The present invention relates to the construction of pressurized tanks of considerable size, such as the protective envelopes of nuclear reactors for nuclear power plants, gas holders and other containment structures having to withstand pressure of the order of 5 atm, and, more particularly to a wall of a pressurized reinforced concrete tank.
One of the main requirements of nuclear power plants is the guarantee of their safety during operation. The most widely used and reliable method of ensuring this requirement is the installation of a nuclear reactor and systems of the first (radioactive) circuit in a sealed protective envelope. In case of rupture of a pipeline or other failure in the first circuit, accompanied by leakage of heat-transfer medium, a gauge pressure is built-up within the protective envelope, and the envelope thus becomes a pressurized tank. It should be noted that not only must the gauge pressure be absorbed by the envelope walls, but sealing of the walls must be ensured.
With the growth of power output of nuclear reactors, the quantity and parameters of heat-transfer media increase, and the pressure developed within the protective envelope in emergency situations also increases.
At present, the main constructional material for protective envelopes of nuclear reactors having a power output of 500 MW and more is prestressed concrete. Envelopes for nuclear reactors which are made of prestressed concrete and which have cylindrical walls, a flat bottom wall and a flat or arcuate covering have found wide application.
The wall concrete is generally prestressed by the use of annular (transverse) and longitudinal reinforcements placed in ducts formed in the wall. The protective envelopes in reactors of nuclear power plants in the USA and Canada have such a construction.
In the known protective envelopes, tensile stresses are developed over the entire cross-section of the wall. These stresses may cause the formation and opening of cracks upon an increase in pressure, and result in an unsealing of the protective envelope. Unsealing of the protective envelope of a nuclear reactor during emergency conditions is extremely dangerous since radioactive pollution of the environment may occur.
Prestressing of the envelope wall improves the cracking resistance of the structure. However, due to errors in the prediction of maximum pressure value in the tank under emergency conditions, as well as due to other factors, the prestressing cannot completely prevent the cracks from opening.

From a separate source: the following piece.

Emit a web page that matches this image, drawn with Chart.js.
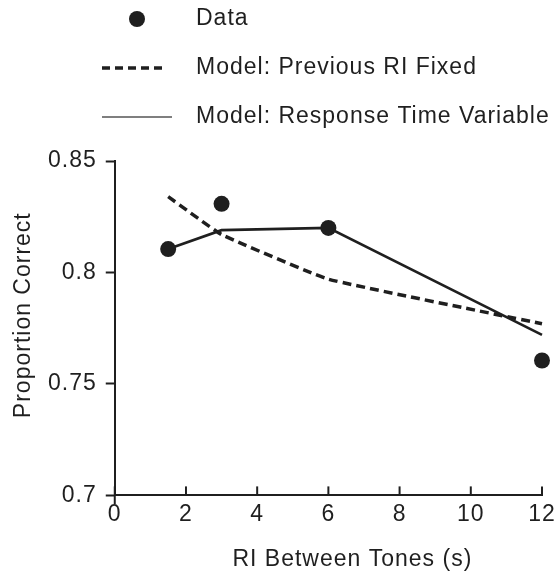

Known protective envelopes are cast in place. The introduction of industrial methods to the construction of pressurized tanks by using prefabricated reinforced concrete members requires the prestressing of joints between the prefabricated members forming the walls thereof. Prestressed joints tensioned by means of bolt fasteners appear to be most promising since they may be assembled using portable power tools. Known flange bolt joints for joining prefabricated members including flanges and tensioning bolts are rather unsuitable because, in the course of operation, access to the bolts mounted at the inside part of the wall for inspection and tightening is difficult or even absolutely impossible.